This study addresses the challenge of hallucinations in small-scale language models during multi-turn or agent-based dialogues, where fluent yet factually incorrect responses undermine reliability. The work introduces a novel geometric perspective by modeling hallucinations through the lens of embedding space structure, revealing that truthful responses exhibit significantly tighter clustering than hallucinated ones. Building on this insight, the authors propose a label-efficient approach that combines a cluster compactness metric with a propagation-based classification algorithm. Requiring only 30–50 annotated samples, the method achieves high-precision hallucination detection across large response sets, attaining F1 scores exceeding 90%. This approach departs from conventional paradigms centered on knowledge verification or single-turn evaluation, offering a scalable and data-efficient pathway for hallucination detection.
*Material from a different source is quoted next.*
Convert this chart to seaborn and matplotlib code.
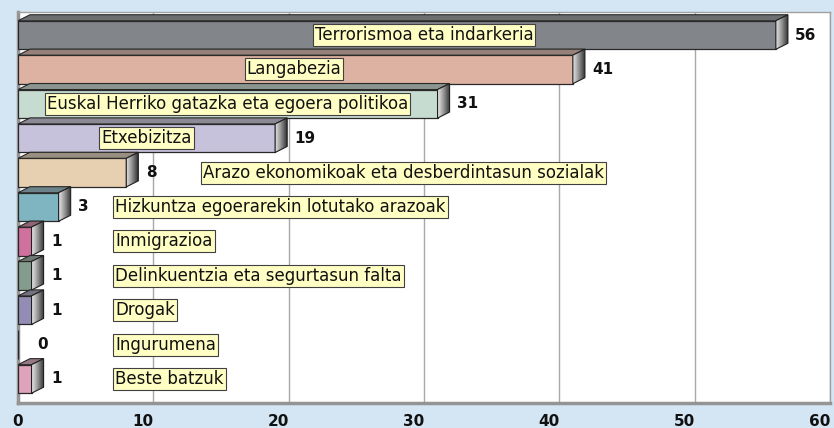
import numpy as np
import pandas as pd
import matplotlib
matplotlib.use('Agg')
import matplotlib.pyplot as plt
import seaborn as sns
from matplotlib.patches import Polygon
from matplotlib.colors import LinearSegmentedColormap, to_rgb

# datuak
categories = ["Terrorismoa eta indarkeria",
              "Langabezia",
              "Euskal Herriko gatazka eta egoera politikoa",
              "Etxebizitza",
              "Arazo ekonomikoak eta desberdintasun sozialak",
              "Hizkuntza egoerarekin lotutako arazoak",
              "Inmigrazioa",
              "Delinkuentzia eta segurtasun falta",
              "Drogak",
              "Ingurumena",
              "Beste batzuk"]
values = [56, 41, 31, 19, 8, 3, 1, 1, 1, 0, 1]
bar_colors = ["#80868C", "#E8AD98", "#C3E0CF", "#C5BEDF", "#F0D0A8",
              "#74BCCB", "#E0609A", "#80A08C", "#8E86BC", "#CCCCCC", "#E898BA"]
xticks = [0, 10, 20, 30, 40, 50, 60]

# yellow name boxes: x anchor (axis units) and alignment
label_x = [30.0, 20.4, 15.5, 9.5, 28.5, 7.2, 7.2, 7.2, 7.2, 7.2, 7.2]
label_ha = ["center"] * 5 + ["left"] * 6

df = pd.DataFrame({"cat": categories, "val": values})

sns.set_style("white")
plt.rcParams["font.family"] = ["DejaVu Sans"]

fig = plt.figure(figsize=(8.34, 4.28), dpi=100, facecolor="#D4E6F4")
ax = fig.add_axes([0.0216, 0.0584, 0.9736, 0.9136])
ax.set_facecolor("white")

sns.barplot(data=df, x="val", y="cat", hue="cat", palette=bar_colors,
            orient="h", width=0.83, legend=False, edgecolor="#282828",
            linewidth=0.9, ax=ax, zorder=3)

ax.set_xlim(0, 60)
ax.set_ylim(10.7, -0.67)

# 3d depth of the bars (axis units)
dx, dy = 0.89, 0.175
side_cmap = LinearSegmentedColormap.from_list("side", ["#E4E4E4", "#8A8A8A", "#252525"])
grad = np.linspace(0, 1, 64).reshape(1, -1)

for p in list(ax.patches):
    w = p.get_width()
    if w <= 0:
        continue
    y0 = p.get_y()
    h = p.get_height()
    c = np.array(to_rgb(p.get_facecolor()))
    top_col = 0.45 * c + 0.55 * np.array(to_rgb("#5A5A5A"))
    top = Polygon([(0, y0), (w, y0), (w + dx, y0 - dy), (dx, y0 - dy)],
                  closed=True, facecolor=top_col, edgecolor="#282828",
                  linewidth=0.8, zorder=3)
    ax.add_patch(top)
    side = Polygon([(w, y0), (w + dx, y0 - dy), (w + dx, y0 + h - dy), (w, y0 + h)],
                   closed=True, facecolor="none", edgecolor="#202020",
                   linewidth=0.8, zorder=4)
    ax.add_patch(side)
    im = ax.imshow(grad, extent=[w, w + dx, y0 + h, y0 - dy], aspect="auto",
                   cmap=side_cmap, zorder=3.5)
    im.set_clip_path(side)

ax.set_xlim(0, 60)
ax.set_ylim(10.7, -0.67)

# value labels
for i, v in enumerate(values):
    ax.annotate(str(v), xy=(v, i), xytext=(14, 0), textcoords="offset points",
                ha="left", va="center", fontsize=11, fontweight="bold",
                color="#111111", zorder=6)

# name boxes
for i, name in enumerate(categories):
    ax.text(label_x[i], i, name, ha=label_ha[i], va="center", fontsize=12,
            color="#111111", zorder=7,
            bbox=dict(boxstyle="square,pad=0.12", facecolor="#FFFFC4",
                      edgecolor="#404040", linewidth=0.8))

ax.set_xticks(xticks)
ax.set_xticklabels([str(t) for t in xticks], fontsize=11, fontweight="bold")
# tick labels sit to the left of their gridline, except the zero
for k, lab in enumerate(ax.get_xticklabels()):
    lab.set_horizontalalignment("center" if k == 0 else "right")
ax.tick_params(axis="x", length=0, pad=8, colors="#111111")
ax.set_yticks([])
ax.set_xlabel("")
ax.set_ylabel("")
ax.grid(axis="x", color="#A8A8A8", linewidth=1, zorder=0)
ax.set_axisbelow(True)

for s in ["top", "right"]:
    ax.spines[s].set_color("#A0A0A0")
    ax.spines[s].set_linewidth(1)
for s in ["left", "bottom"]:
    ax.spines[s].set_color("#949494")
    ax.spines[s].set_linewidth(2.5)

fig.savefig("out.png", dpi=100, facecolor=fig.get_facecolor())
Hallucinations -- fluent but factually incorrect responses -- pose a major challenge to the reliability of language models, especially in multi-step or agentic settings. This work investigates hallucinations in small-sized LLMs through a geometric perspective, starting from the hypothesis that when models generate multiple responses to the same prompt, genuine ones exhibit tighter clustering in the embedding space, we prove this hypothesis and, leveraging this geometrical insight, we also show that it is possible to achieve a consistent level of separability. This latter result is used to introduce a label-efficient propagation method that classifies large collections of responses from just 30-50 annotations, achieving F1 scores above 90%. Our findings, framing hallucinations from a geometric perspective in the embedding space, complement traditional knowledge-centric and single-response evaluation paradigms, paving the way for further research.